Gordon Ross holds the Grey Cup

Gordon Ross holds the Grey Cup
Retired Montreal Alouettes player 100-year-old Gordon Ross posing with the Grey cup, brought to Wales Home on Friday afternoon by player Alex Gagné.

By Nick Fonda

Local Journalism Initiative

 

In his three seasons with the Montreal Alouettes, Gordon Ross never got to pose triumphantly with the Grey Cup.  The Als won the Cup in 1949, the year before Gordon first suited up for the team, and they’ve won the Cup several times since he hung up his cleats, including this year when they came from behind in the final minute of the game to beat the much- favoured Winnipeg Blue Bombers.

However, last Friday, 71 years after playing his final game, and thanks to the team at the Wales Home, Gordon Ross held the Al’s newly-won Cup while a dozen guests took pictures and three video crews (including CBC) recorded the moment.

Before Gordon was presented with the Cup by Alex Gagné of the Als, the Executive Director of the Wales Home, Brendalee Piironen, gave a short overview of Gordon’s life, and also explained how the Cup came to the Wales Home, a case of family connections.

The Wales Home has always had at least one doctor.  At the present time, in addition to Dr. Frazer, Dr. Sophie Bourbeau attends to the medical needs of the Home’s residents.

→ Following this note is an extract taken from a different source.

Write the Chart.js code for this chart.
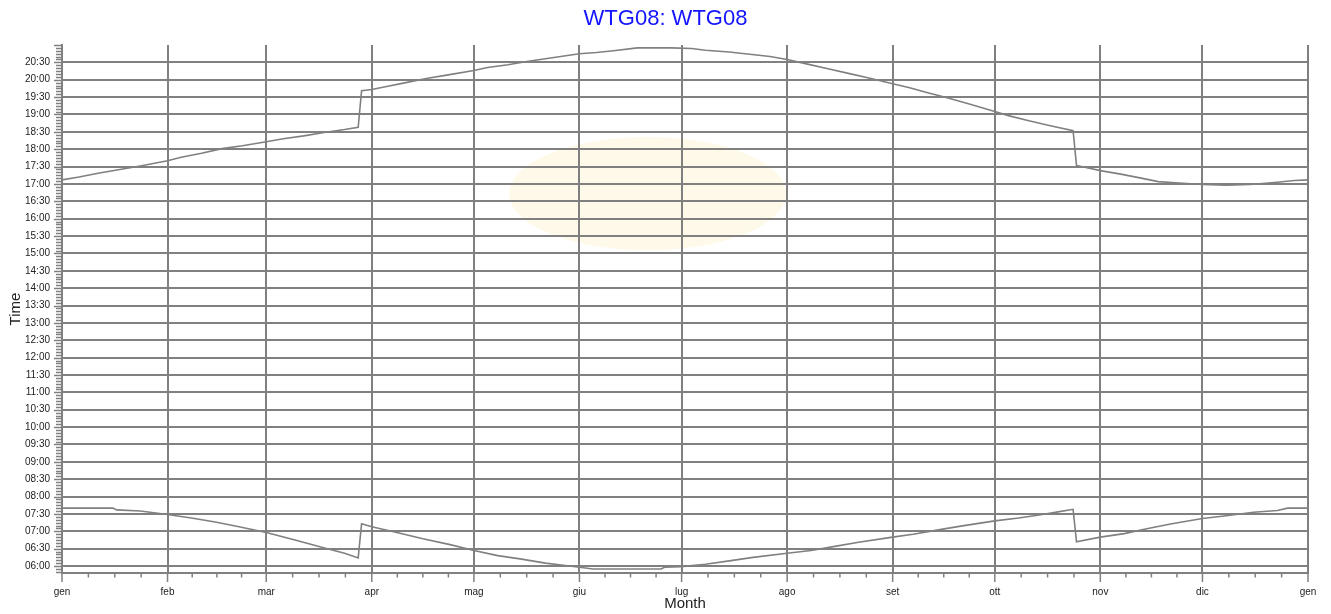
<!DOCTYPE html>
<html>
<head>
<meta charset="utf-8">
<title>WTG08</title>
<script src="https://cdn.jsdelivr.net/npm/chart.js@4.4.1/dist/chart.umd.min.js"></script>
<style>
  html, body { margin: 0; padding: 0; background: #ffffff; }
  #wrap { width: 1331px; height: 614px; }
</style>
</head>
<body>
<div id="wrap"><canvas id="chart" width="1331" height="614"></canvas></div>
<script>
// Month labels and the day of the (leap) year on which each month starts
const monthLabels = ['gen', 'feb', 'mar', 'apr', 'mag', 'giu', 'lug', 'ago', 'set', 'ott', 'nov', 'dic', 'gen'];
const monthStartDays = [0, 31, 60, 91, 121, 152, 182, 213, 244, 274, 305, 335, 366];

// Labelled times on the vertical axis
const timeTicks = ['06:00', '06:30', '07:00', '07:30', '08:00', '08:30', '09:00', '09:30',
  '10:00', '10:30', '11:00', '11:30', '12:00', '12:30', '13:00', '13:30', '14:00', '14:30',
  '15:00', '15:30', '16:00', '16:30', '17:00', '17:30', '18:00', '18:30', '19:00', '19:30',
  '20:00', '20:30'];

// Evening limit (local time, DST jumps included)
const sunsetDays = [0, 5, 11, 17, 23, 31, 35, 41, 47, 53, 60, 65, 71, 77, 83, 87, 88, 91, 95, 101,
  107, 113, 121, 125, 131, 137, 143, 152, 157, 162, 169, 179, 185, 189, 196, 202, 208, 213, 219,
  225, 231, 237, 244, 249, 254, 260, 266, 274, 278, 284, 290, 297, 298, 305, 311, 317, 322, 327,
  335, 342, 349, 357, 362, 366];
const sunsetTimes = ['17:07', '17:12', '17:19', '17:25', '17:31', '17:40', '17:46', '17:53', '18:01',
  '18:06', '18:13', '18:18', '18:23', '18:29', '18:34', '18:38', '19:41', '19:43', '19:48', '19:55',
  '20:02', '20:08', '20:16', '20:21', '20:26', '20:32', '20:37', '20:45', '20:47', '20:50', '20:55',
  '20:55', '20:54', '20:51', '20:48', '20:44', '20:40', '20:35', '20:27', '20:19', '20:11', '20:03',
  '19:53', '19:46', '19:38', '19:29', '19:19', '19:05', '18:58', '18:49', '18:41', '18:32', '17:32',
  '17:23', '17:17', '17:10', '17:04', '17:02', '16:59', '16:58', '16:59', '17:03', '17:06', '17:07'];

// Morning limit (local time, DST jumps included)
const sunriseDays = [0, 15, 16, 23, 31, 38, 45, 52, 60, 69, 76, 83, 87, 88, 91, 99, 106, 114, 121,
  128, 135, 142, 149, 152, 156, 176, 177, 182, 189, 196, 203, 213, 220, 227, 234, 244, 250, 257,
  264, 274, 281, 288, 293, 297, 298, 305, 312, 319, 326, 335, 342, 350, 357, 360, 366];
const sunriseTimes = ['07:40', '07:40', '07:37', '07:35', '07:29', '07:23', '07:16', '07:08', '06:58',
  '06:44', '06:33', '06:22', '06:14', '07:13', '07:08', '06:57', '06:47', '06:37', '06:27', '06:18',
  '06:12', '06:05', '06:00', '05:58', '05:55', '05:55', '05:58', '05:59', '06:03', '06:09', '06:15',
  '06:22', '06:27', '06:34', '06:41', '06:50', '06:55', '07:02', '07:09', '07:18', '07:23', '07:29',
  '07:34', '07:38', '06:42', '06:50', '06:56', '07:05', '07:13', '07:22', '07:27', '07:33', '07:36',
  '07:40', '07:40'];

const chartTitle = 'WTG08: WTG08';

// Pale sun disc behind the grid (centre and half-extent in axis units)
const sunCentreDay = 172;
const sunCentreHour = 16.72;
const sunHalfWidthDays = 40.7;
const sunHalfHeightHours = 1.63;

const GRID = 'rgb(128,128,128)';
const LINE = 'rgb(128,128,128)';
const TEXT = '#222222';
const FONT = "'Liberation Sans', Arial, Helvetica, sans-serif";

const toHours = s => { const [h, m] = s.split(':').map(Number); return h + m / 60; };
const toPoints = (days, times) => days.map((d, i) => ({ x: d, y: toHours(times[i]) }));

const sunDisc = {
  id: 'sunDisc',
  beforeDraw(chart) {
    const { ctx, scales: { x, y } } = chart;
    const cx = x.getPixelForValue(sunCentreDay);
    const cy = y.getPixelForValue(sunCentreHour);
    const rx = x.getPixelForValue(sunCentreDay + sunHalfWidthDays) - cx;
    const ry = cy - y.getPixelForValue(sunCentreHour + sunHalfHeightHours);
    ctx.save();
    ctx.fillStyle = 'rgb(255,249,234)';
    ctx.beginPath();
    ctx.ellipse(cx, cy, rx, ry, 0, 0, Math.PI * 2);
    ctx.fill();
    ctx.restore();
  }
};

// Title centred across the whole canvas
const pageTitle = {
  id: 'pageTitle',
  afterDraw(chart) {
    const { ctx, width } = chart;
    ctx.save();
    ctx.fillStyle = '#1414ff';
    ctx.font = `22px ${FONT}`;
    ctx.textAlign = 'center';
    ctx.textBaseline = 'alphabetic';
    ctx.fillText(chartTitle, width / 2, 25);
    ctx.restore();
  }
};

// Month / quarter-month marks below the x axis and 5-minute marks left of the y axis
const axisMarks = {
  id: 'axisMarks',
  afterDraw(chart) {
    const { ctx, scales: { x, y }, chartArea } = chart;
    const line = (x1, y1, x2, y2) => { ctx.beginPath(); ctx.moveTo(x1, y1); ctx.lineTo(x2, y2); ctx.stroke(); };
    ctx.save();
    ctx.strokeStyle = GRID;
    ctx.lineWidth = 1.5;
    const base = chartArea.bottom;
    for (let i = 0; i < monthStartDays.length; i++) {
      const px = x.getPixelForValue(monthStartDays[i]);
      line(px, base, px, base + 9);
      if (i < monthStartDays.length - 1) {
        const a = monthStartDays[i], b = monthStartDays[i + 1];
        for (let k = 1; k < 4; k++) {
          const q = x.getPixelForValue(a + (b - a) * k / 4);
          line(q, base, q, base + 4.5);
        }
      }
    }
    const left = chartArea.left;
    for (let m = 5 * 60 + 50; m <= 21 * 60; m += 5) {
      const py = Math.round(y.getPixelForValue(m / 60)) + 0.5;
      const len = m % 30 === 0 ? 8 : 6;
      line(left - len, py, left, py);
    }
    ctx.restore();
  }
};

new Chart(document.getElementById('chart'), {
  type: 'line',
  data: {
    datasets: [
      { label: 'sunset', data: toPoints(sunsetDays, sunsetTimes) },
      { label: 'sunrise', data: toPoints(sunriseDays, sunriseTimes) }
    ]
  },
  options: {
    responsive: false,
    animation: false,
    devicePixelRatio: 1,
    layout: { padding: { left: 0, right: 23, top: 45, bottom: 0 } },
    elements: {
      line: { borderColor: LINE, borderWidth: 1.6, tension: 0, fill: false },
      point: { radius: 0, hoverRadius: 0 }
    },
    plugins: {
      legend: { display: false },
      tooltip: { enabled: false },
      title: { display: false }
    },
    scales: {
      x: {
        type: 'linear',
        min: 0,
        max: 366,
        afterBuildTicks: s => { s.ticks = monthStartDays.map(v => ({ value: v })); },
        afterFit: s => { s.height = 41; },
        grid: { color: GRID, lineWidth: 2, drawTicks: false },
        border: { color: GRID, width: 2 },
        ticks: {
          color: TEXT,
          padding: 13,
          maxRotation: 0,
          autoSkip: false,
          font: { family: FONT, size: 10 },
          callback: (v, i) => monthLabels[i]
        },
        title: {
          display: true,
          text: 'Month',
          color: TEXT,
          font: { family: FONT, size: 15 },
          padding: { top: 0, bottom: 1.5 }
        }
      },
      y: {
        type: 'linear',
        min: 5.8,
        max: 21,
        afterBuildTicks: s => { s.ticks = timeTicks.map(t => ({ value: toHours(t) })); },
        afterFit: s => { s.width = 62; },
        grid: { color: GRID, lineWidth: 2, drawTicks: false },
        border: { color: GRID, width: 2 },
        ticks: {
          color: TEXT,
          padding: 12,
          autoSkip: false,
          font: { family: FONT, size: 10 },
          callback: (v, i) => timeTicks[i]
        },
        title: {
          display: true,
          text: 'Time',
          color: TEXT,
          font: { family: FONT, size: 15 },
          padding: { top: 6.5, bottom: 0 }
        }
      }
    }
  },
  plugins: [sunDisc, axisMarks, pageTitle]
});
</script>
</body>
</html>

It was common knowledge that Gordon was not only an Alouettes’ fan but also a former player.  After the Alouette’s victory, Brendalee voiced the sentiment that it would be special for Gordon, who turned 100 this year, to get to hold the Grey Cup.

Sports teams have active public relations departments and a request to the Alouettes’ front office for a special visit might have eventually borne fruit, but it turned out that there was a much easier way to ask.   Dr. Sophie Bourbeau’s sister, Pascale, is the life partner of Pierre-Karl Péladeau, the owner of the Montreal Alouettes.

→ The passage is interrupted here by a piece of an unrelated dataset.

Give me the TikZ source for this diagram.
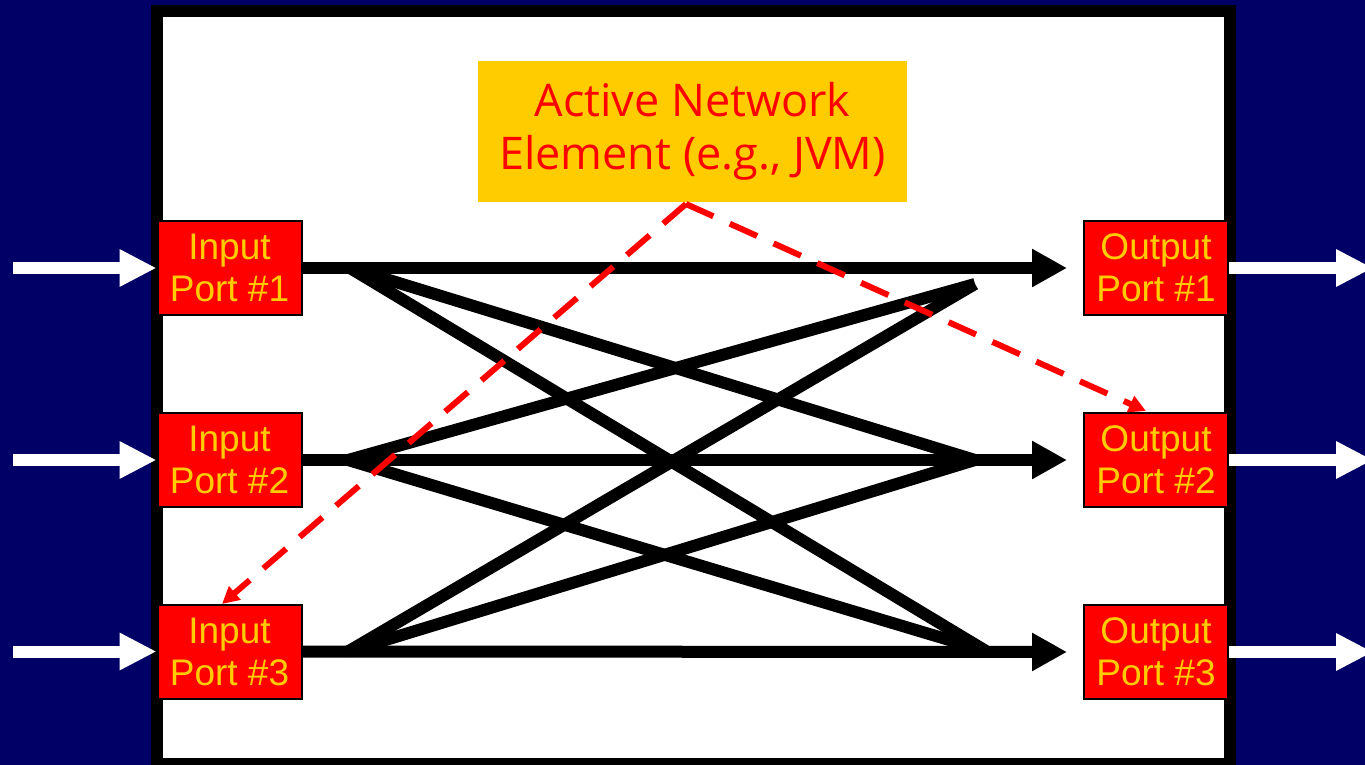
\documentclass[tikz,border=0pt]{standalone}
\usepackage{fontspec}
\setmainfont{Liberation Sans}
\newfontfamily\comicfont{Open Sans}
\usetikzlibrary{arrows.meta,calc}
\definecolor{navy}{RGB}{0,0,102}
\definecolor{portred}{RGB}{255,0,0}
\definecolor{gold}{RGB}{255,204,0}
\begin{document}
\begin{tikzpicture}[x=1pt,y=-1pt,
  port/.style={draw=black, line width=2pt, fill=portred, text=gold,
    minimum width=144pt, minimum height=94pt, inner sep=0pt, align=center,
    font=\fontsize{37}{42}\selectfont},
  anebox/.style={fill=gold, text=portred, minimum width=429pt, minimum height=141pt,
    inner sep=0pt, align=center, font=\comicfont\fontsize{45}{53}\selectfont},
  flow/.style={line width=12pt, -{Triangle[length=35pt,width=36pt]}, shorten >=16pt},
  cross/.style={line width=12pt},
  inarrow/.style={white, line width=12pt, -{Triangle[length=37pt,width=35pt]}},
  ctrl/.style={portred, line width=6pt, dash pattern=on 30pt off 18pt,
    -{Triangle[length=17pt,width=17pt]}}
]
\useasboundingbox (0,0) rectangle (1365,765);
\fill[navy] (0,0) rectangle (1365,765);
\draw[line width=12pt, fill=white] (157,11) rectangle (1229.5,764);

\node[anebox] (ane) at (692.5,131.5) {Active Network\\Element (e.g., JVM)};

\node[port] (in1) at (229.5,268) {Input\\Port \#1};
\node[port] (in2) at (229.5,460) {Input\\Port \#2};
\node[port] (in3) at (229.5,651.5) {Input\\Port \#3};
\node[port] (out1) at (1156,268) {Output\\Port \#1};
\node[port] (out2) at (1156,460) {Output\\Port \#2};
\node[port] (out3) at (1156,652) {Output\\Port \#3};

% external arrows
\coordinate (l1) at (13,268);
\coordinate (l2) at (13,460);
\coordinate (l3) at (13,651.5);
\coordinate (r1) at (1373,268);
\coordinate (r2) at (1373,460);
\coordinate (r3) at (1373,652);
\draw[inarrow] (l1) -- (in1.west);
\draw[inarrow] (l2) -- (in2.west);
\draw[inarrow] (l3) -- (in3.west);
\draw[inarrow] (out1.east) -- (r1);
\draw[inarrow] (out2.east) -- (r2);
\draw[inarrow] (out3.east) -- (r3);

% cross connections
\coordinate (s1) at (350,268);
\coordinate (s2) at (348,460);
\coordinate (s3) at (348,651.5);
\coordinate (e1) at (975,284);
\coordinate (e2) at (975,460);
\coordinate (e3) at (986,651);
\draw[cross] (s1) -- (e2);
\draw[cross] (s1) -- (e3);
\draw[cross] (s2) -- (e1);
\draw[cross] (s2) -- (e3);
\draw[cross] (s3) -- (e1);
\draw[cross] (s3) -- (e2);

% straight flows
\draw[flow] (in1.east) -- (out1.west);
\draw[flow] (in2.east) -- (out2.west);
\draw[flow] (in3.east) -- (out3.west);

% control (dashed)
\coordinate (apex) at (686,204);
\coordinate (c3) at (222,604);
\coordinate (c2) at (1146,411);
\draw[ctrl] (apex) -- (c3);
\draw[ctrl] (apex) -- (c2);
\end{tikzpicture}
\end{document}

So it was that less than four weeks after Alex Gagné (who played for the Université de Sherbrooke and is nick-named Captain Quebec by his Alouettes team-mates) hoisted the Cup in Hamilton, he passed it into the arms of Gordon Ross.

Gordon was born in Sherbrooke, the middle child and only son of Alexander Ross who owned an ice delivery company and who served as mayor of Sherbrooke from 1942 to 1944.  Athletic and active, Gordon grew up playing hockey, basketball, football, and rugby.  He grew to be 6’3” and 210 pounds at a time when the average Canadian male was 5’8” and weighed 160.  He particularly loved contact sports and had his nose broken twice.  In his 20s, just before household refrigeration became common, he worked for his father, collecting, storing and delivering ice (25,000 tons of it in 1948) that was then sold in blocks that weighed 25 – 100 pounds.